=== REQUIREMENTS ===
Pull out from the material below all lines with "matplotlib".

=== COLLECTED MATERIAL ===
+ + +

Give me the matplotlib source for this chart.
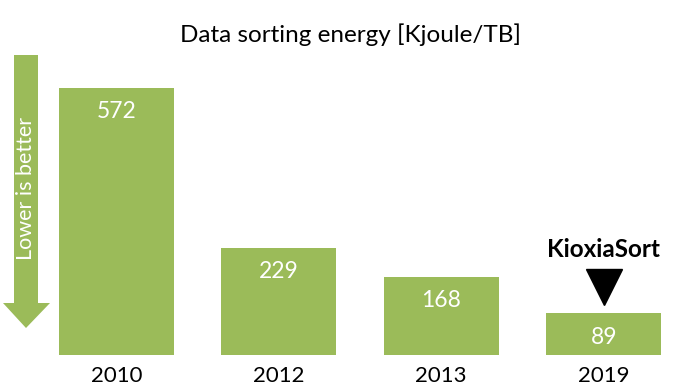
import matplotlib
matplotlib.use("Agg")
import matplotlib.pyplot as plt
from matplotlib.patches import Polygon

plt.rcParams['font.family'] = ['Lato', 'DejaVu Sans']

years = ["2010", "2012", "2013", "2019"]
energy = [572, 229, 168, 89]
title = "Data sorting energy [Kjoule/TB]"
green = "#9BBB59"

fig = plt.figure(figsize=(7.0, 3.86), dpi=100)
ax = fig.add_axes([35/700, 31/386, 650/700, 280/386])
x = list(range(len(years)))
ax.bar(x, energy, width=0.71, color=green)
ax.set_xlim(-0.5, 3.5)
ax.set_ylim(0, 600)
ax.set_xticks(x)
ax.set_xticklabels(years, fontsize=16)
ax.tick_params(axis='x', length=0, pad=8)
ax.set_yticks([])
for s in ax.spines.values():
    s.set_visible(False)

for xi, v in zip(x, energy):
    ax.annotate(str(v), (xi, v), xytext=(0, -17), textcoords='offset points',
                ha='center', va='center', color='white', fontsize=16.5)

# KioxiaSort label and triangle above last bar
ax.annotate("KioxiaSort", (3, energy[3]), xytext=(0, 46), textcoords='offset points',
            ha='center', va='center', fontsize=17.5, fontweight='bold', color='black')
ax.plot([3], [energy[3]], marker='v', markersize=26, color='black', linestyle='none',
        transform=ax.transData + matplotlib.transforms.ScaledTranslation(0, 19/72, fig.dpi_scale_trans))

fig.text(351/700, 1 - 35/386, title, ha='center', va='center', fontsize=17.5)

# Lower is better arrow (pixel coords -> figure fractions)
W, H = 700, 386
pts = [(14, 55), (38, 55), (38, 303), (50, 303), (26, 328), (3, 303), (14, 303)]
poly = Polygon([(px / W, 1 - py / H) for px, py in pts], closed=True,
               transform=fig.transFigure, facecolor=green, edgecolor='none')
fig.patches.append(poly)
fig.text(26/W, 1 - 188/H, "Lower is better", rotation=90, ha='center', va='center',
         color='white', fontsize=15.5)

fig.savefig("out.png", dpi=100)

+ + +

=== ANSWER TO THE PROBLEM ===
Give me the matplotlib source for this chart.
import matplotlib
matplotlib.use("Agg")
import matplotlib.pyplot as plt
from matplotlib.patches import Polygon
        transform=ax.transData + matplotlib.transforms.ScaledTranslation(0, 19/72, fig.dpi_scale_trans))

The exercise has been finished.